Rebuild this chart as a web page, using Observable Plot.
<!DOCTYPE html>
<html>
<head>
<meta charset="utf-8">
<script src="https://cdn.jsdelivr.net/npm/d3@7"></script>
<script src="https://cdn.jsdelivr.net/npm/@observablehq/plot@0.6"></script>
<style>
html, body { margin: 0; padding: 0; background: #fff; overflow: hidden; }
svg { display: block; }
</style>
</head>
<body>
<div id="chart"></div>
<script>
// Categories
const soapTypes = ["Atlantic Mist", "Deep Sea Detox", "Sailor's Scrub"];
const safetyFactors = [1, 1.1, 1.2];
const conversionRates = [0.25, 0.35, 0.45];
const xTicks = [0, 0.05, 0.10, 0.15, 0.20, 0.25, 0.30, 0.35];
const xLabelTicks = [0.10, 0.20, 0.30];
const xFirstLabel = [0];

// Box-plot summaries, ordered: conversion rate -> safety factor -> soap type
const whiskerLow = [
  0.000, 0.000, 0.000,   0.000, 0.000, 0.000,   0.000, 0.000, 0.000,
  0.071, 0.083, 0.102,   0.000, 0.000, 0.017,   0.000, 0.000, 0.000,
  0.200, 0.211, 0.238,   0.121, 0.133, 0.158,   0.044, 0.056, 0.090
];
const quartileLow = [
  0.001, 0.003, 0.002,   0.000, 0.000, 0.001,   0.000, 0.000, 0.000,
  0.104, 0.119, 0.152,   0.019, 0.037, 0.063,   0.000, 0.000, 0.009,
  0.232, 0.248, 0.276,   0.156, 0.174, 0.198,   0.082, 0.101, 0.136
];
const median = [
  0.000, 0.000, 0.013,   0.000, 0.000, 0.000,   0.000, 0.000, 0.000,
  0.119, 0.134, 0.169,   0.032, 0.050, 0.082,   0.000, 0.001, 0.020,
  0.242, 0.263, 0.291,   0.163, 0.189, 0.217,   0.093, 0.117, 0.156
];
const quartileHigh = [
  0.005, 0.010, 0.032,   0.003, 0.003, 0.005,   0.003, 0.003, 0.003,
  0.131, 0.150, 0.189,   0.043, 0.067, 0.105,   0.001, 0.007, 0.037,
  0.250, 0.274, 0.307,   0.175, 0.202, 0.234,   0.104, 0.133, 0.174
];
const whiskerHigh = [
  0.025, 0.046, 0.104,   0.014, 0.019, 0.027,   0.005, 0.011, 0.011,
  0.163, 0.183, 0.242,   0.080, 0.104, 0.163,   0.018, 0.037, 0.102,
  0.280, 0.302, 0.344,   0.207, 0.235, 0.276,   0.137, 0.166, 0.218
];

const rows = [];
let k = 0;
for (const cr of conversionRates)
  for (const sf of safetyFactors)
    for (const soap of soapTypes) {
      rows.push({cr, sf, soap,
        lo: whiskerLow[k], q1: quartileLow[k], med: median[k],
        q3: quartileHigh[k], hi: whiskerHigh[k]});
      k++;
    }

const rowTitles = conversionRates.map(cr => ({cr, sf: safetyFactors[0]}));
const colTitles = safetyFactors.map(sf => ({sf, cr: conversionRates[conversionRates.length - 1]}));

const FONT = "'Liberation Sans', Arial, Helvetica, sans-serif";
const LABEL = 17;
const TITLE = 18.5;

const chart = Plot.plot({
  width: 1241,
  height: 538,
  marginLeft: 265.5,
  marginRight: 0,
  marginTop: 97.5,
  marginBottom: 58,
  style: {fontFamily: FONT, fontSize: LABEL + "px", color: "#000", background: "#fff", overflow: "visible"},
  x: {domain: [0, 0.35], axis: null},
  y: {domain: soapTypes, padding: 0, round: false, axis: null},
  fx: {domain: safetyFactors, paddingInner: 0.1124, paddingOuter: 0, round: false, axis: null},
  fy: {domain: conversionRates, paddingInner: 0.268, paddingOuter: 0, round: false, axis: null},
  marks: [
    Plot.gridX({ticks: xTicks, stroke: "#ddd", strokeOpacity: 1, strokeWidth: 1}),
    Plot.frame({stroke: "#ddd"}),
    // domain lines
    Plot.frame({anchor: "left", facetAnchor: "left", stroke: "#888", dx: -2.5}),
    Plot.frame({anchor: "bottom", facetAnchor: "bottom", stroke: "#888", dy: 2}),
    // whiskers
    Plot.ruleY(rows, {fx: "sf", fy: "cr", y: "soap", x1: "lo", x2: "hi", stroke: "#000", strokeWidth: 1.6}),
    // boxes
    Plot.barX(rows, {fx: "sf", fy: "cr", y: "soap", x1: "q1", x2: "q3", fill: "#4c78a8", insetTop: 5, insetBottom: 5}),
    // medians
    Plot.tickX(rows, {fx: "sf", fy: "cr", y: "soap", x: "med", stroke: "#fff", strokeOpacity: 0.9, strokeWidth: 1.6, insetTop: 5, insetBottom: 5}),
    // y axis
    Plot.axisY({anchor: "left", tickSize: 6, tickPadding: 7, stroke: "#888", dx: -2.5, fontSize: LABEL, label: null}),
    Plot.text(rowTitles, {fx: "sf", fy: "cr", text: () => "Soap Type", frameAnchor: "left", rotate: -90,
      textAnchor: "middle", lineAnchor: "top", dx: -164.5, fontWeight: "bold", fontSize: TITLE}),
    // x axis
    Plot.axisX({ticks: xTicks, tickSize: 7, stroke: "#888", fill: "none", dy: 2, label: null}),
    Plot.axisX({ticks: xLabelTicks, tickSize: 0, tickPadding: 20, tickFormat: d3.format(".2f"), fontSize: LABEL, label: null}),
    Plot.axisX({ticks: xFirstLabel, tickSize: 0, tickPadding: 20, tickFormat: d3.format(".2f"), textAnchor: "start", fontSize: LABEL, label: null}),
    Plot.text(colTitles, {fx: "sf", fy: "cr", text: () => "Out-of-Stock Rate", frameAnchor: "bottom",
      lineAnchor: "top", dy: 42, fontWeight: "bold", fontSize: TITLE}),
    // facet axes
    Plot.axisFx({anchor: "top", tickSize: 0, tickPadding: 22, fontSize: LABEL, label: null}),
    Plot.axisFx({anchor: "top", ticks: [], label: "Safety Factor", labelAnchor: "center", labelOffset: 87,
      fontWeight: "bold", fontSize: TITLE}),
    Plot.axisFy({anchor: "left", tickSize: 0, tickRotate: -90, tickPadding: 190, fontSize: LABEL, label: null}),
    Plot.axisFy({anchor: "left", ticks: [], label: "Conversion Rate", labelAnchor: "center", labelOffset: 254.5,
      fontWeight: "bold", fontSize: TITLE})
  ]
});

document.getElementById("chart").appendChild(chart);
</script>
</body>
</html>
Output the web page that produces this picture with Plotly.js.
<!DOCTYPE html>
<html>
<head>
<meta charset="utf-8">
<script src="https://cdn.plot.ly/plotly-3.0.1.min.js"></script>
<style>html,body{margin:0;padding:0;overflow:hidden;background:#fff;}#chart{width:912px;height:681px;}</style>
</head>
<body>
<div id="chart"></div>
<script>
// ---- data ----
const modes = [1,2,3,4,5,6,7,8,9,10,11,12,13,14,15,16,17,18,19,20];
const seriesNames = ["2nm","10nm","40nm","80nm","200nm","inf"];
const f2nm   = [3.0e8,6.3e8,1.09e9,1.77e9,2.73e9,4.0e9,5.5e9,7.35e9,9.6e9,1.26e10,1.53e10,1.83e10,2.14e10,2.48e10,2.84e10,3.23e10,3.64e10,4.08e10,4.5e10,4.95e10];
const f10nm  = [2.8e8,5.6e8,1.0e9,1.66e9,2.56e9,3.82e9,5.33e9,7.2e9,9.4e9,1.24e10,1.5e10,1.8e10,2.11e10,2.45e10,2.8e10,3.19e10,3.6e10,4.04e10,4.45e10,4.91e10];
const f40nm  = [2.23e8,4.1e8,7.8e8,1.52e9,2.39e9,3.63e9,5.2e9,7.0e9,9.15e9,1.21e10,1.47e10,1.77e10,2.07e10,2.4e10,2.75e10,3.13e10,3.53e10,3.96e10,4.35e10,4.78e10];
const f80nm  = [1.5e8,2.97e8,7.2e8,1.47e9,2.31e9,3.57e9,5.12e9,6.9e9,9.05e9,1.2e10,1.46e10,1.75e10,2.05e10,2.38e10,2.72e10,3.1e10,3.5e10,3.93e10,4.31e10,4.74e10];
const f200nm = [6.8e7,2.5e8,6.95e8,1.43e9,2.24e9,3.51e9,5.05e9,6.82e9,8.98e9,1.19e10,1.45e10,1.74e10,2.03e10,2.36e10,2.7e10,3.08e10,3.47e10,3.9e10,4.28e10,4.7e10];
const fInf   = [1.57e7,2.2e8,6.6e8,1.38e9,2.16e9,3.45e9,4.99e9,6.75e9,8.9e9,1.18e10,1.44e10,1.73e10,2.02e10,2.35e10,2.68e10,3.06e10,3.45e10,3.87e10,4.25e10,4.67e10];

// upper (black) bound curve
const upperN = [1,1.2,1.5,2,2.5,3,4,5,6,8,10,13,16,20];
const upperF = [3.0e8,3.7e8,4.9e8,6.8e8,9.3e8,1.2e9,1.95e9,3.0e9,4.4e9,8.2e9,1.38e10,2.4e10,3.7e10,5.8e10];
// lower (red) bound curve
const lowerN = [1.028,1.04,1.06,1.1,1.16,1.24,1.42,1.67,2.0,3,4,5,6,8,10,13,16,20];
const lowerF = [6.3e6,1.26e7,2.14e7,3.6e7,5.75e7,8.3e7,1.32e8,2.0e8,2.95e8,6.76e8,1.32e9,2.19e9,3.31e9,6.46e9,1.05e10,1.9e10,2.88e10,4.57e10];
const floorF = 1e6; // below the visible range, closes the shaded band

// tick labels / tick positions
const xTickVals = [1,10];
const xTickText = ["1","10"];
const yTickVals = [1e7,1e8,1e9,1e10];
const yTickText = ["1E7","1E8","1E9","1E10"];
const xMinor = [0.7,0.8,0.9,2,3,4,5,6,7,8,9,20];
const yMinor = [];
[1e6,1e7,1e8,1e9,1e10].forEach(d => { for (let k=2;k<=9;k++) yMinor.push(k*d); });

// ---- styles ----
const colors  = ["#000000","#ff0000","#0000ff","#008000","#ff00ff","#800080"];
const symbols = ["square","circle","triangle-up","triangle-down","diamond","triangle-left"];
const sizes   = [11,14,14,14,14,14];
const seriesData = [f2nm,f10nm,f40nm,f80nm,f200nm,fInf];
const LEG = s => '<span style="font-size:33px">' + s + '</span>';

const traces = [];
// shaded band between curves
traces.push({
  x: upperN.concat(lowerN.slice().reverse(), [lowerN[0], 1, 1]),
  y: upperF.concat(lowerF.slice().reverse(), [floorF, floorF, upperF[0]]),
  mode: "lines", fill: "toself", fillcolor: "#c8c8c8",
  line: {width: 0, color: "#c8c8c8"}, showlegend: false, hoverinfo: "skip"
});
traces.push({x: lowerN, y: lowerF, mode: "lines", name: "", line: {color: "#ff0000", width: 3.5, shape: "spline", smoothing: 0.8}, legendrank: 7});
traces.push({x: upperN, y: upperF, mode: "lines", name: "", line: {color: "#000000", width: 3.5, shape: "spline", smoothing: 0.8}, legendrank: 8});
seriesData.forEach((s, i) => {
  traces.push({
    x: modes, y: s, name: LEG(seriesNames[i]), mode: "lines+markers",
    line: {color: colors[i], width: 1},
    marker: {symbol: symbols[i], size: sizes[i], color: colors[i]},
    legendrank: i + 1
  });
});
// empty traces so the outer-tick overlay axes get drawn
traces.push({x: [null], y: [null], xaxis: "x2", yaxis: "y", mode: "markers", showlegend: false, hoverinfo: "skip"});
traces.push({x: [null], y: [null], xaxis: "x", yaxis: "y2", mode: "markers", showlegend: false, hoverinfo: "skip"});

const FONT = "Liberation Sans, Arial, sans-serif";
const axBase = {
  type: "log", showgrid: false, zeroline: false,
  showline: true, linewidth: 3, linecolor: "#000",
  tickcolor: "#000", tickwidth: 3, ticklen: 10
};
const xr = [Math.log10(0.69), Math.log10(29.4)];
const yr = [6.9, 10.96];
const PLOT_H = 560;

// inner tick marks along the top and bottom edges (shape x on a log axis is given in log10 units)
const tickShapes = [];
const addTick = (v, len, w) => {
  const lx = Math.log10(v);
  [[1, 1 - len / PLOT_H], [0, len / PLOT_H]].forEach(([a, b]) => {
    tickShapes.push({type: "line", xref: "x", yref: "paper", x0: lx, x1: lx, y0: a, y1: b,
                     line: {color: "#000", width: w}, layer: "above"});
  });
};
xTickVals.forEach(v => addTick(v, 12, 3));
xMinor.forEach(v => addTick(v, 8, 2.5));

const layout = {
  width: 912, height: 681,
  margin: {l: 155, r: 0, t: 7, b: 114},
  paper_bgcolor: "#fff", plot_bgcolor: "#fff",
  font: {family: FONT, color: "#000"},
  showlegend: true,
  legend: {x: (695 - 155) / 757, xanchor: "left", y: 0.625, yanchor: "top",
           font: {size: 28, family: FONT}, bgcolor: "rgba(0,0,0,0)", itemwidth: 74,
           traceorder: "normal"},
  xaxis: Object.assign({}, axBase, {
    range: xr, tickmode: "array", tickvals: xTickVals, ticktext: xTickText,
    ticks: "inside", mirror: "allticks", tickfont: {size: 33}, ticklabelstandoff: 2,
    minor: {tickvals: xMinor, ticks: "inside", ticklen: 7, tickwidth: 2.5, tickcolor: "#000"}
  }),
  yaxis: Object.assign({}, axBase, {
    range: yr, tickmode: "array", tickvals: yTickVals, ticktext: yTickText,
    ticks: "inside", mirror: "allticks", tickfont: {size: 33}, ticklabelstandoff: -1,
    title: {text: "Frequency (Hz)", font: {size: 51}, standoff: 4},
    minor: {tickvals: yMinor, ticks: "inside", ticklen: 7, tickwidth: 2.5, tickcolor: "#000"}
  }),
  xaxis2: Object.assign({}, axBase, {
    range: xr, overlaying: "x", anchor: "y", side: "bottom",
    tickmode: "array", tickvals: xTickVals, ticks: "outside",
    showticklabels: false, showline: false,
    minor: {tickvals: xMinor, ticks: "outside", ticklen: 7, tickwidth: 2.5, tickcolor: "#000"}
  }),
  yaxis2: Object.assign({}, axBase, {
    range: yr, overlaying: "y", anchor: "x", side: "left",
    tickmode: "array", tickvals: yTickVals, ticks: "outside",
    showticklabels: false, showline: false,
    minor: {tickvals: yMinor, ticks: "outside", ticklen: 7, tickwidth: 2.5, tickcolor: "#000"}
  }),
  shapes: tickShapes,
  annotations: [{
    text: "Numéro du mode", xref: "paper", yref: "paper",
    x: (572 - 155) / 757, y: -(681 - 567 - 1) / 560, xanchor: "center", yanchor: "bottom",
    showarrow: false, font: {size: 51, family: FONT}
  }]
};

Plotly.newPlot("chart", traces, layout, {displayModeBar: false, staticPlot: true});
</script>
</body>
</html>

● Written task:
Extract exactly the leading lines of the data, stopping at and including the line with "const xFirstLabel = [0];".

● Output below:
Rebuild this chart as a web page, using Observable Plot.
<!DOCTYPE html>
<html>
<head>
<meta charset="utf-8">
<script src="https://cdn.jsdelivr.net/npm/d3@7"></script>
<script src="https://cdn.jsdelivr.net/npm/@observablehq/plot@0.6"></script>
<style>
html, body { margin: 0; padding: 0; background: #fff; overflow: hidden; }
svg { display: block; }
</style>
</head>
<body>
<div id="chart"></div>
<script>
// Categories
const soapTypes = ["Atlantic Mist", "Deep Sea Detox", "Sailor's Scrub"];
const safetyFactors = [1, 1.1, 1.2];
const conversionRates = [0.25, 0.35, 0.45];
const xTicks = [0, 0.05, 0.10, 0.15, 0.20, 0.25, 0.30, 0.35];
const xLabelTicks = [0.10, 0.20, 0.30];
const xFirstLabel = [0];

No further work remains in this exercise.